For the Criterion validity, both Predictive and Concurrent validity will made by comparing them with others criterion. Concurrent validity correlates test scores with criterion scores and these two types of scores are obtained in the same time. For example, researchers would like to measure the reading ability of students by using the Reading Achievement Test. Researchers compare the Reading Achievement Test scores of students with the teachers’ rating scores on students’ reading abilities. High correlation between the two scores indicates that there is high concurrent validity in the test.
For the Predictive validity, it correlates test scores with criterion scores which obtained in the future. It means that the scores or data are obtained in different time. For example, Employment Test used to measure the performances of employee in a company or organization. At first, researchers give the test to employee and after six months, the supervisors asked to give evaluation to the performances of employee. Then, researchers compare the test scores and supervisors’ rating scores to see the level of validity. The difference between Concurrent and Predictive validity is the time frame used to obtain the data and scores.

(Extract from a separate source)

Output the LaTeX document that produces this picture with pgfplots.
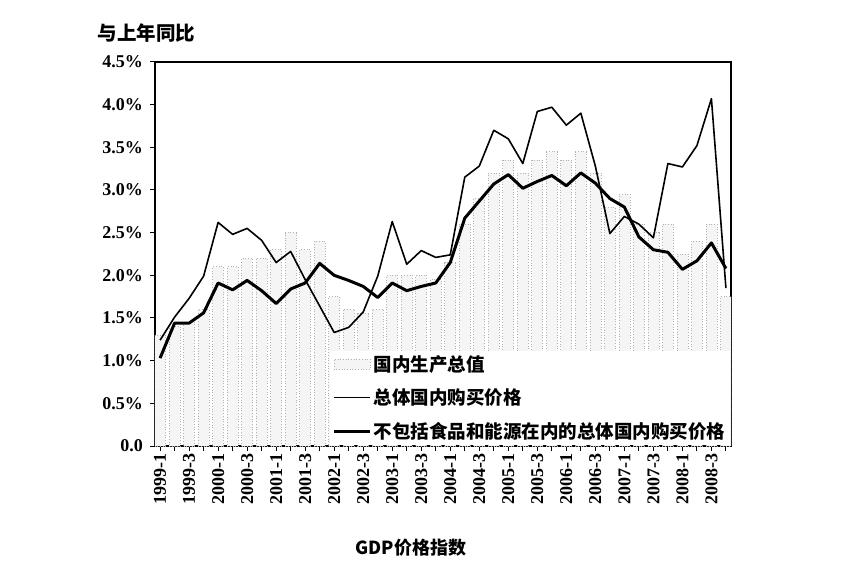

For Construct validity, construct is a theoretical, intangible quality or trait in which individuals differ. It is abstract and hard to be measured. Thus, it needs some indicators or signs to represent it. A construct is a collection of related behaviors that can represent the things that researcher want to measure. Construct validity is evidence that an idea or concept is being measured by a test (Neukrug & Fawcett, 2006).
For example, depression is a construct and it manifested by some behaviors such as lethargy, difficulty concentrate and loss of appetite. Homogeneity refers to a test measure a single construct. Homogeneous refers to the single component or subtest in a Homogeneity test. The purpose of homogeneity is selecting items which potential to form a homogeneous scale.
Convergent validity defined as a test highly correlates with other variables which have same or overlap constructs. For example, researchers would like to take the Beck Depression Inventory-II (BDI-II) to compare with others tests which have same variables as well. The result shows that, BDI-II has high correlation with Scale for Suicide Ideation (r =.37); Beck Hopelessness Scale (r = .68); Hamilton Psychiatric Rating Scale for Depression (r =.71); and Hamilton Rating Scale for Anxiety (r =.47). Lastly, for the Discriminant validity, it means that a test does not correlate with the variables or test which are not measure the different variables or constructs.
Relationship between Reliability and Validity
A good validity need to have good reliability established first. However, a good reliability does not lead to a good validity. A good reliability only reflex that the scores in a measurement is appeared consistently.
A good validity may leads to reliability. When the measurement or test tends to measure what researchers tend to measure, the validity occurred and thus the reliability occurred also. In a test, reliability is necessary but not sufficient for validity. In other words, measure can be reliable but not valid; valid measures must be reliable, however.